— Start of Provided entries —
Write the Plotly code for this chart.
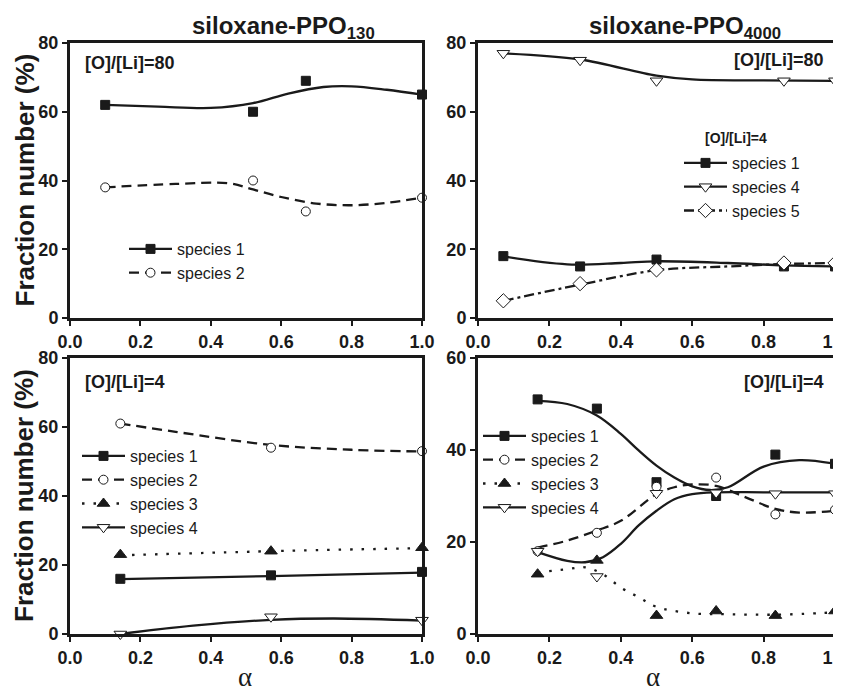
import plotly.graph_objects as go

INK = "#1a1a1a"
# The page body adds an 8px margin, so the figure is drawn 8px in from the window corner.
OFF = 8
W, H = 841 - OFF, 694 - OFF

# ---------------- data: top-left (siloxane-PPO130, [O]/[Li]=80) ----------------
tl_x = [0.1, 0.52, 0.67, 1.0]
tl_s1 = [62, 60, 69, 65]
tl_s2 = [38, 40, 31, 35]
tl_s1_fit_x = [0.1, 0.25, 0.4, 0.52, 0.62, 0.72, 0.8, 0.9, 1.0]
tl_s1_fit_y = [62, 61.5, 61.1, 62.5, 65.3, 67.2, 67.4, 66.4, 65]
tl_s2_fit_x = [0.1, 0.3, 0.45, 0.52, 0.6, 0.7, 0.8, 0.9, 1.0]
tl_s2_fit_y = [38, 39, 39.2, 37.4, 35.2, 33.3, 32.8, 33.5, 35]

# ---------------- data: top-right (siloxane-PPO4000) ----------------
tr_x = [0.071, 0.286, 0.5, 0.857, 1.0]
tr_s1 = [18, 15, 17, 15, 15]
tr_s4 = [77, 75, 69, 69, 69]
tr_s5 = [5, 10, 14, 16, 16]
tr_s1_fit_x = [0.071, 0.25, 0.4, 0.5, 0.7, 0.857, 1.0]
tr_s1_fit_y = [17.9, 15.6, 16.0, 16.5, 16.0, 15.3, 15.0]
tr_s4_fit_x = [0.071, 0.286, 0.5, 0.6, 0.8, 1.0]
tr_s4_fit_y = [77, 75.2, 70.5, 69.4, 69.1, 69]
tr_s5_fit_x = [0.071, 0.286, 0.5, 0.7, 0.857, 1.0]
tr_s5_fit_y = [5, 9.7, 13.9, 15.0, 15.7, 16]

# ---------------- data: bottom-left (siloxane-PPO130, [O]/[Li]=4) ----------------
bl_x = [0.143, 0.571, 1.0]
bl_s1 = [16, 17, 18]
bl_s2 = [61, 54, 53]
bl_s3 = [23, 24, 25]
bl_s4 = [0, 5, 4]
bl_s1_fit_x = [0.143, 0.571, 1.0]
bl_s1_fit_y = [15.9, 16.8, 17.8]
bl_s2_fit_x = [0.143, 0.3, 0.571, 0.8, 1.0]
bl_s2_fit_y = [61, 58.6, 54.8, 53.4, 52.9]
bl_s3_fit_x = [0.143, 0.571, 1.0]
bl_s3_fit_y = [22.8, 24.0, 24.9]
bl_s4_fit_x = [0.143, 0.35, 0.571, 0.75, 1.0]
bl_s4_fit_y = [0, 2.4, 4.1, 4.5, 3.9]

# ---------------- data: bottom-right (siloxane-PPO4000, [O]/[Li]=4) ----------------
br_x = [0.167, 0.333, 0.5, 0.667, 0.833, 1.0]
br_s1 = [51, 49, 33, 30, 39, 37]
br_s2 = [18, 22, 32, 34, 26, 27]
br_s3 = [13, 16, 4, 5, 4, 5]
br_s4 = [18, 12.5, 30.6, 30.7, 30.5, 30.5]
br_s1_fit_x = [0.167, 0.25, 0.333, 0.4, 0.45, 0.5, 0.55, 0.6, 0.65, 0.7, 0.8, 0.9, 1.0]
br_s1_fit_y = [50.7, 50.0, 47.5, 43.5, 39.9, 36.6, 34.0, 32.1, 31.3, 31.9, 36.4, 37.8, 37.0]
br_s2_fit_x = [0.167, 0.25, 0.333, 0.4, 0.5, 0.55, 0.6, 0.667, 0.75, 0.833, 0.9, 1.0]
br_s2_fit_y = [18.8, 20.3, 22.5, 24.6, 30.4, 31.9, 32.5, 32.2, 29.7, 27.2, 26.4, 26.8]
br_s3_fit_x = [0.167, 0.25, 0.3, 0.35, 0.4, 0.45, 0.5, 0.6, 0.7, 0.833, 1.0]
br_s3_fit_y = [13.4, 14.1, 14.5, 13.0, 10.1, 8.0, 5.9, 4.5, 4.3, 4.2, 4.7]
br_s4_fit_x = [0.167, 0.25, 0.3, 0.35, 0.4, 0.45, 0.5, 0.55, 0.6, 0.667, 0.8, 1.0]
br_s4_fit_y = [17.8, 15.9, 15.6, 16.7, 19.6, 23.6, 26.8, 29.3, 30.4, 30.8, 30.8, 30.8]

x_ticks = [0.0, 0.2, 0.4, 0.6, 0.8, 1.0]
y_ticks_80 = [0, 20, 40, 60, 80]
y_ticks_60 = [0, 20, 40, 60]

STYLE = {
    "species 1": dict(symbol="square", fill=INK, dash="solid", size=9),
    "species 2": dict(symbol="circle", fill="white", dash="10px,6px", size=9),
    "species 3": dict(symbol="triangle-up", fill=INK, dash="2.5px,9px", size=11),
    "species 4": dict(symbol="triangle-down", fill="white", dash="solid", size=11),
    "species 5": dict(symbol="diamond", fill="white", dash="10px,4px,3px,4px", size=11),
}

fig = go.Figure()


def add_series(name, px, py, fx, fy, ax, legend):
    st = STYLE[name]
    xa, ya = ("x", "y") if ax == 1 else (f"x{ax}", f"y{ax}")
    fig.add_trace(go.Scatter(x=fx, y=fy, mode="lines", xaxis=xa, yaxis=ya,
                             line=dict(color=INK, width=2.3, dash=st["dash"], shape="spline", smoothing=1.0),
                             showlegend=False, hoverinfo="skip"))
    fig.add_trace(go.Scatter(x=px, y=py, mode="markers", xaxis=xa, yaxis=ya, cliponaxis=False,
                             marker=dict(symbol=st["symbol"], size=st["size"], color=st["fill"],
                                         line=dict(color=INK, width=1)),
                             showlegend=False))
    if legend:
        fig.add_trace(go.Scatter(x=[None], y=[None], mode="lines+markers", name=name,
                                 xaxis=xa, yaxis=ya, legend=legend,
                                 line=dict(color=INK, width=2.3, dash=st["dash"]),
                                 marker=dict(symbol=st["symbol"], size=st["size"], color=st["fill"],
                                             line=dict(color=INK, width=1))))


add_series("species 1", tl_x, tl_s1, tl_s1_fit_x, tl_s1_fit_y, 1, "legend")
add_series("species 2", tl_x, tl_s2, tl_s2_fit_x, tl_s2_fit_y, 1, "legend")

add_series("species 1", tr_x, tr_s1, tr_s1_fit_x, tr_s1_fit_y, 2, "legend2")
add_series("species 4", tr_x, tr_s4, tr_s4_fit_x, tr_s4_fit_y, 2, "legend2")
add_series("species 5", tr_x, tr_s5, tr_s5_fit_x, tr_s5_fit_y, 2, "legend2")

add_series("species 1", bl_x, bl_s1, bl_s1_fit_x, bl_s1_fit_y, 3, "legend3")
add_series("species 2", bl_x, bl_s2, bl_s2_fit_x, bl_s2_fit_y, 3, "legend3")
add_series("species 3", bl_x, bl_s3, bl_s3_fit_x, bl_s3_fit_y, 3, "legend3")
add_series("species 4", bl_x, bl_s4, bl_s4_fit_x, bl_s4_fit_y, 3, "legend3")

add_series("species 1", br_x, br_s1, br_s1_fit_x, br_s1_fit_y, 4, "legend4")
add_series("species 2", br_x, br_s2, br_s2_fit_x, br_s2_fit_y, 4, "legend4")
add_series("species 3", br_x, br_s3, br_s3_fit_x, br_s3_fit_y, 4, "legend4")
add_series("species 4", br_x, br_s4, br_s4_fit_x, br_s4_fit_y, 4, "legend4")


def px_x(p):
    return (p - OFF) / W


def px_y(p):
    return 1 - (p - OFF) / H


FONT = "Liberation Sans, Arial, sans-serif"
tickfont = dict(family=FONT, size=18, color=INK, weight="bold")


def xax(l, r, anchor):
    return dict(domain=[px_x(l), px_x(r)], range=[0, 1], tickvals=x_ticks, tickformat=".1f",
                anchor=anchor, automargin=False, ticklabeloverflow="allow",
                showline=True, linewidth=3, linecolor=INK, mirror=True, ticks="outside",
                ticklen=5, tickwidth=2, tickcolor=INK, tickfont=tickfont, showgrid=False,
                zeroline=False, fixedrange=True)


def yax(t, b, top, ticks, anchor):
    return dict(domain=[px_y(b), px_y(t)], range=[0, top], tickvals=ticks, anchor=anchor,
                automargin=False,
                showline=True, linewidth=3, linecolor=INK, mirror=True, ticks="outside",
                ticklen=5, tickwidth=2, tickcolor=INK, tickfont=tickfont, showgrid=False,
                zeroline=False, fixedrange=True)


LX0, LX1, RX0, RX1 = 70, 422, 478, 835
TY0, TY1, BY0, BY1 = 43, 318, 358, 634

legfont = dict(family=FONT, size=16, color=INK)


def leg(xp, yp):
    return dict(x=px_x(xp), y=px_y(yp), xanchor="left", yanchor="top", bgcolor="rgba(0,0,0,0)",
                font=legfont, itemwidth=43, tracegroupgap=0)


fig.update_layout(
    width=W, height=H, autosize=False,
    margin=dict(l=0, r=0, t=0, b=0, autoexpand=False),
    paper_bgcolor="white", plot_bgcolor="white",
    xaxis=xax(LX0, LX1, "y"), yaxis=yax(TY0, TY1, 80, y_ticks_80, "x"),
    xaxis2=xax(RX0, RX1, "y2"), yaxis2=yax(TY0, TY1, 80, y_ticks_80, "x2"),
    xaxis3=xax(LX0, LX1, "y3"), yaxis3=yax(BY0, BY1, 80, y_ticks_80, "x3"),
    xaxis4=xax(RX0, RX1, "y4"), yaxis4=yax(BY0, BY1, 60, y_ticks_60, "x4"),
    legend=leg(124, 232),
    legend2=leg(679, 146),
    legend3=leg(77, 439),
    legend4=leg(478, 419),
    showlegend=True,
)

ann = []


def note(text, x, y, size, xanchor="left", bold=True, family=FONT, angle=0):
    ann.append(dict(text=text, x=px_x(x), y=px_y(y), xref="paper", yref="paper",
                    xanchor=xanchor, yanchor="middle", showarrow=False, textangle=angle,
                    font=dict(family=family, size=size, color=INK, weight="bold" if bold else "normal")))


note("[O]/[Li]=80", 83, 63, 18)
note("[O]/[Li]=80", 826, 60, 18, xanchor="right")
note("[O]/[Li]=4", 703, 138, 14)
note("[O]/[Li]=4", 83, 382, 18)
note("[O]/[Li]=4", 826, 382, 18, xanchor="right")
note("siloxane-PPO<sub>130</sub>", 283, 28, 24, xanchor="center")
note("siloxane-PPO<sub>4000</sub>", 685, 28, 24, xanchor="center")
note("Fraction number (%)", 24, (TY0 + TY1) / 2, 26, xanchor="center", angle=-90)
note("Fraction number (%)", 24, (BY0 + BY1) / 2, 26, xanchor="center", angle=-90)
note("α", 245, 677, 27, xanchor="center", bold=False, family="Liberation Serif, serif")
note("α", 653, 677, 27, xanchor="center", bold=False, family="Liberation Serif, serif")

fig.update_layout(annotations=ann)

fig.write_html("out.html")
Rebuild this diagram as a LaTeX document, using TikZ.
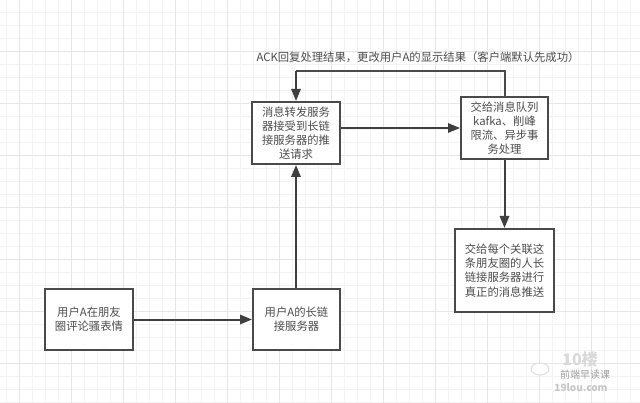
\documentclass[tikz,border=0pt]{standalone}
\usepackage{fontspec}
\setmainfont{Noto Sans CJK SC}
\usetikzlibrary{arrows.meta}
\definecolor{boxline}{HTML}{4A4A4A}
\definecolor{txt}{HTML}{4D4D4D}
\definecolor{minorgrid}{HTML}{F3F3F3}
\definecolor{majorgrid}{HTML}{E6E6E6}
\tikzset{
  px/.style={x=0.75pt,y=-0.75pt},
  flowbox/.style={draw=boxline,line width=1.5pt,fill=white,text=txt,align=center,inner sep=0pt,font=\fontsize{8.5pt}{10.6pt}\selectfont},
  link/.style={draw=boxline!85!black,line width=1.5pt,-{Triangle[length=9pt,width=7pt]}},
  plainline/.style={draw=boxline,line width=1.5pt},
}
\begin{document}
\begin{tikzpicture}[px]
\useasboundingbox (0,0) rectangle (640,403);
\fill[white] (0,0) rectangle (640,403);
\foreach \x in {6,19,32,45,58,71,84,97,110,123,136,149,162,175,188,201,214,227,240,253,266,279,292,305,318,331,344,357,370,383,396,409,422,435,448,461,474,487,500,513,526,539,552,565,578,591,604,617,630}
  \draw[minorgrid,line width=0.6pt] (\x,0) -- (\x,403);
\foreach \y in {12,25,38,51,64,77,90,103,116,129,142,155,168,181,194,207,220,233,246,259,272,285,298,311,324,337,350,363,376,389,402}
  \draw[minorgrid,line width=0.6pt] (0,\y) -- (640,\y);
\foreach \x in {19,71,123,175,227,279,331,383,435,487,539,591}
  \draw[majorgrid,line width=0.7pt] (\x,0) -- (\x,403);
\foreach \y in {51,103,155,207,259,311,363}
  \draw[majorgrid,line width=0.7pt] (0,\y) -- (640,\y);

\node[flowbox,minimum width=88pt*0.75,minimum height=61pt*0.75] (a) at (89,319.5) {用户A在朋友\\圈评论骚表情};
\node[flowbox,minimum width=87pt*0.75,minimum height=61pt*0.75] (b) at (296.5,319.5) {用户A的长链\\接服务器};
\node[flowbox,minimum width=88pt*0.75,minimum height=62pt*0.75] (c) at (296,133) {消息转发服务\\器接受到长链\\接服务器的推\\送请求};
\node[flowbox,minimum width=87pt*0.75,minimum height=62pt*0.75] (d) at (504.5,128) {交给消息队列\\kafka、削峰\\限流、异步事\\务处理};
\node[flowbox,minimum width=99pt*0.75,minimum height=83pt*0.75] (e) at (504.5,270.5) {交给每个关联这\\条朋友圈的人长\\链接服务器进行\\真正的消息推送};
\node[text=txt,inner sep=0pt,font=\fontsize{8.5pt}{10pt}\selectfont] (lbl) at (418,57) {ACK回复处理结果，更改用户A的显示结果（客户端默认先成功）};

\coordinate (ctop) at (296,71);
\coordinate (dtop) at (504.5,71);
\draw[link] (a) -- (b);
\draw[link] (b.north -| c) -- (c.south);
\draw[link] (c.east |- d) -- (d.west);
\draw[link] (d) -- (e);
\draw[plainline] (d.north) -- (dtop) -- (ctop);
\draw[link] (ctop) -- (c.north);

\draw[gray!25,fill=white,line width=0.8pt] (540,369) ellipse (9 and 6);
\node[text=gray!30,inner sep=0pt,font=\fontsize{12pt}{12pt}\selectfont\bfseries] (wma) at (580,359) {10楼};
\node[text=gray!75,inner sep=0pt,font=\fontsize{7.5pt}{8pt}\selectfont] (wmb) at (585,374.5) {前端早读课};
\node[text=gray!45,inner sep=0pt,font=\fontsize{7.5pt}{8pt}\selectfont\bfseries] (wmc) at (581,387.5) {19lou.com};
\end{tikzpicture}
\end{document}
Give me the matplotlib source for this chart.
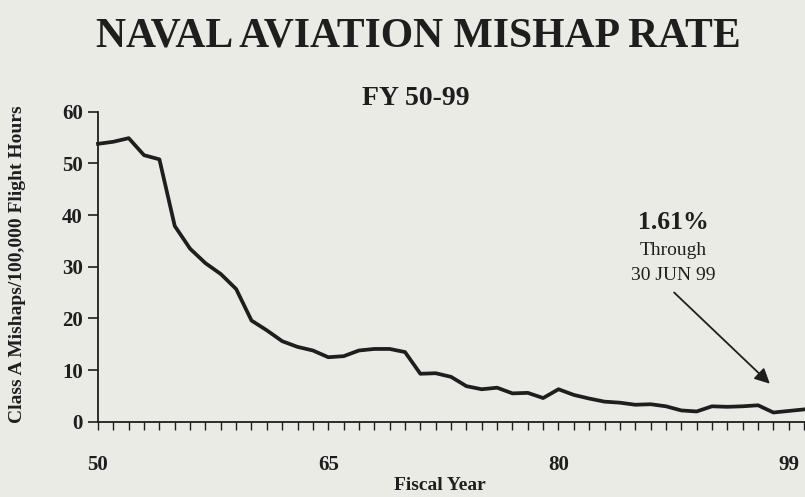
— End of Provided entries —
Set exercise.
Which lines contain "chart"? Show each of them.

Response to the exercise.
Write the Plotly code for this chart.
Give me the matplotlib source for this chart.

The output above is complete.